---- Stored data

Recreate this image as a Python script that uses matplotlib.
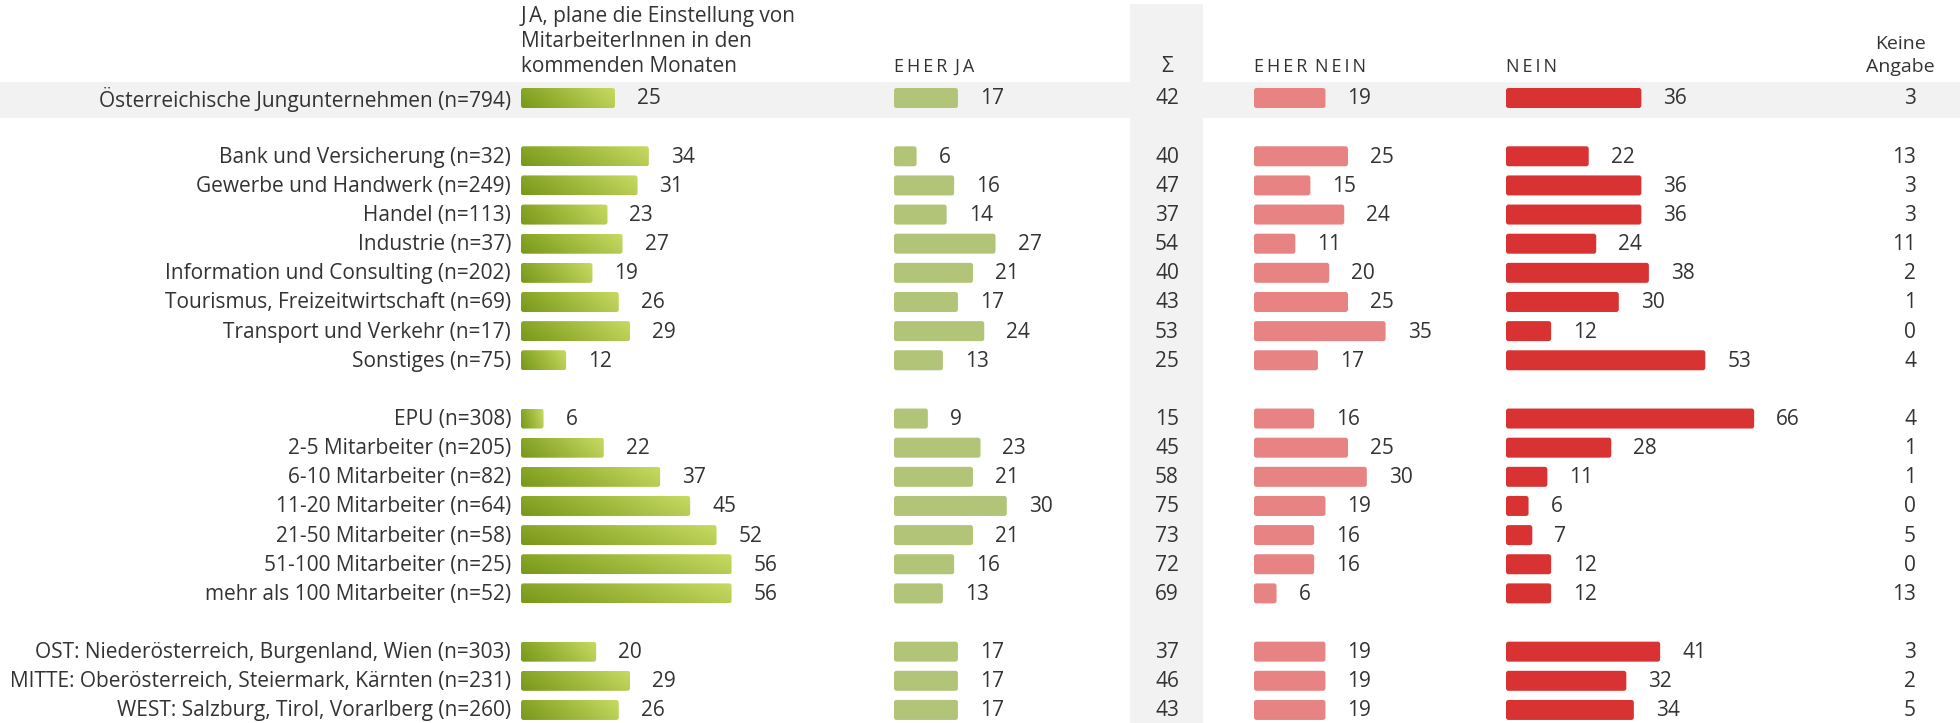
import numpy as np
import matplotlib
matplotlib.use('Agg')
import matplotlib.pyplot as plt
from matplotlib.patches import FancyBboxPatch, Rectangle
from matplotlib.colors import LinearSegmentedColormap

plt.rcParams['font.family'] = ['Open Sans', 'DejaVu Sans']

# data (percent)
categories = [
    "Österreichische Jungunternehmen (n=794)",
    "Bank und Versicherung (n=32)",
    "Gewerbe und Handwerk (n=249)",
    "Handel (n=113)",
    "Industrie (n=37)",
    "Information und Consulting (n=202)",
    "Tourismus, Freizeitwirtschaft (n=69)",
    "Transport und Verkehr (n=17)",
    "Sonstiges (n=75)",
    "EPU (n=308)",
    "2-5 Mitarbeiter (n=205)",
    "6-10 Mitarbeiter (n=82)",
    "11-20 Mitarbeiter (n=64)",
    "21-50 Mitarbeiter (n=58)",
    "51-100 Mitarbeiter (n=25)",
    "mehr als 100 Mitarbeiter (n=52)",
    "OST: Niederösterreich, Burgenland, Wien (n=303)",
    "MITTE: Oberösterreich, Steiermark, Kärnten (n=231)",
    "WEST: Salzburg, Tirol, Vorarlberg (n=260)",
]
group_sizes = [1, 8, 7, 3]

ja        = [25, 34, 31, 23, 27, 19, 26, 29, 12, 6, 22, 37, 45, 52, 56, 56, 20, 29, 26]
eher_ja   = [17, 6, 16, 14, 27, 21, 17, 24, 13, 9, 23, 21, 30, 21, 16, 13, 17, 17, 17]
summe     = [42, 40, 47, 37, 54, 40, 43, 53, 25, 15, 45, 58, 75, 73, 72, 69, 37, 46, 43]
eher_nein = [19, 25, 15, 24, 11, 20, 25, 35, 17, 16, 25, 30, 19, 16, 16, 6, 19, 19, 19]
nein      = [36, 22, 36, 36, 24, 38, 30, 12, 53, 66, 28, 11, 6, 7, 12, 12, 41, 32, 34]
keine     = [3, 13, 3, 3, 11, 2, 1, 0, 4, 4, 1, 1, 0, 5, 0, 13, 3, 2, 5]

# layout in pixels
W, H = 1960, 723
row0, step = 98, 29.14
bar_h = 20
px = 3.76          # pixels per percent
label_x = 511
ja_x, eja_x, sum_x, ena_x, nein_x, ka_x = 521, 894, 1167, 1254, 1506, 1916
txt = '#333333'
fs = 15

rows = []
r = 0
for g in group_sizes:
    rows += list(range(r, r + g))
    r += g + 1
ys = [row0 + step * i for i in rows]

fig = plt.figure(figsize=(W / 100, H / 100), dpi=100)
ax = fig.add_axes([0, 0, 1, 1])
ax.set_xlim(0, W)
ax.set_ylim(H, 0)
ax.axis('off')

# background bands
ax.add_patch(Rectangle((1130, 4), 73, H, color='#f2f2f2', lw=0, zorder=0))
ax.add_patch(Rectangle((0, ys[0] - 16), W, 36, color='#f2f2f2', lw=0, zorder=0))

cmap = LinearSegmentedColormap.from_list('ja', ['#789818', '#c7da62'])


def rbar(x0, y, w, color=None, grad=False):
    p = FancyBboxPatch((x0, y - bar_h / 2), w, bar_h,
                       boxstyle='round,pad=0,rounding_size=2.5',
                       fc=color if color else 'none', ec='none', zorder=2)
    ax.add_patch(p)
    if grad:
        nx, ny = max(int(w), 2), bar_h
        u = np.linspace(0, 1, nx)[None, :]
        v = np.linspace(0, 1, ny)[:, None]   # 0 = top row on screen
        t = np.clip(0.8 * u + 0.2 * (1 - v), 0, 1)
        im = ax.imshow(t, cmap=cmap, vmin=0, vmax=1, aspect='auto',
                       extent=(x0, x0 + w, y - bar_h / 2, y + bar_h / 2),
                       origin='lower', zorder=2)
        im.set_clip_path(p)


for i, y in enumerate(ys):
    ty = y + 1
    ax.text(label_x, ty, categories[i], ha='right', va='center', fontsize=fs, color=txt)
    cols = [(ja_x, ja[i], None, True), (eja_x, eher_ja[i], '#b1c477', False),
            (ena_x, eher_nein[i], '#e78383', False), (nein_x, nein[i], '#d93232', False)]
    for x0, v, c, g in cols:
        w = v * px
        rbar(x0, y, w, c, g)
        ax.text(x0 + w + 22, ty, str(v), ha='left', va='center', fontsize=fs, color=txt)
    ax.text(sum_x, ty, str(summe[i]), ha='center', va='center', fontsize=fs, color=txt)
    ax.text(ka_x, ty, str(keine[i]), ha='right', va='center', fontsize=fs, color=txt)

# headers
sp = '\u2009'
ax.text(ja_x, 72, 'J' + sp + 'A, plane die Einstellung von\nMitarbeiterInnen in den\nkommenden Monaten',
        ha='left', va='baseline', fontsize=15, color=txt, linespacing=1.25)
cs = 13
ax.text(eja_x, 72, sp.join('EHER') + ' ' + sp + sp.join('JA'), ha='left', va='baseline', fontsize=cs, color=txt)
ax.text(sum_x, 72, 'Σ', ha='center', va='baseline', fontsize=15, color=txt)
ax.text(ena_x, 72, sp.join('EHER') + ' ' + sp + sp.join('NEIN'), ha='left', va='baseline', fontsize=cs, color=txt)
ax.text(nein_x, 72, sp.join('NEIN'), ha='left', va='baseline', fontsize=cs, color=txt)
ax.text(1900, 72, 'Keine\nAngabe', ha='center', va='baseline', fontsize=14, color=txt,
        linespacing=1.34, multialignment='center')

fig.savefig('out.png', dpi=100)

--------

### Given problem
Quote, exactly and only, the lines from the first line of the data above through the line containing "group_sizes = [1, 8, 7, 3]". The pictures do not belong in it.

### Answer for this exercise
Recreate this image as a Python script that uses matplotlib.
import numpy as np
import matplotlib
matplotlib.use('Agg')
import matplotlib.pyplot as plt
from matplotlib.patches import FancyBboxPatch, Rectangle
from matplotlib.colors import LinearSegmentedColormap

plt.rcParams['font.family'] = ['Open Sans', 'DejaVu Sans']

# data (percent)
categories = [
    "Österreichische Jungunternehmen (n=794)",
    "Bank und Versicherung (n=32)",
    "Gewerbe und Handwerk (n=249)",
    "Handel (n=113)",
    "Industrie (n=37)",
    "Information und Consulting (n=202)",
    "Tourismus, Freizeitwirtschaft (n=69)",
    "Transport und Verkehr (n=17)",
    "Sonstiges (n=75)",
    "EPU (n=308)",
    "2-5 Mitarbeiter (n=205)",
    "6-10 Mitarbeiter (n=82)",
    "11-20 Mitarbeiter (n=64)",
    "21-50 Mitarbeiter (n=58)",
    "51-100 Mitarbeiter (n=25)",
    "mehr als 100 Mitarbeiter (n=52)",
    "OST: Niederösterreich, Burgenland, Wien (n=303)",
    "MITTE: Oberösterreich, Steiermark, Kärnten (n=231)",
    "WEST: Salzburg, Tirol, Vorarlberg (n=260)",
]
group_sizes = [1, 8, 7, 3]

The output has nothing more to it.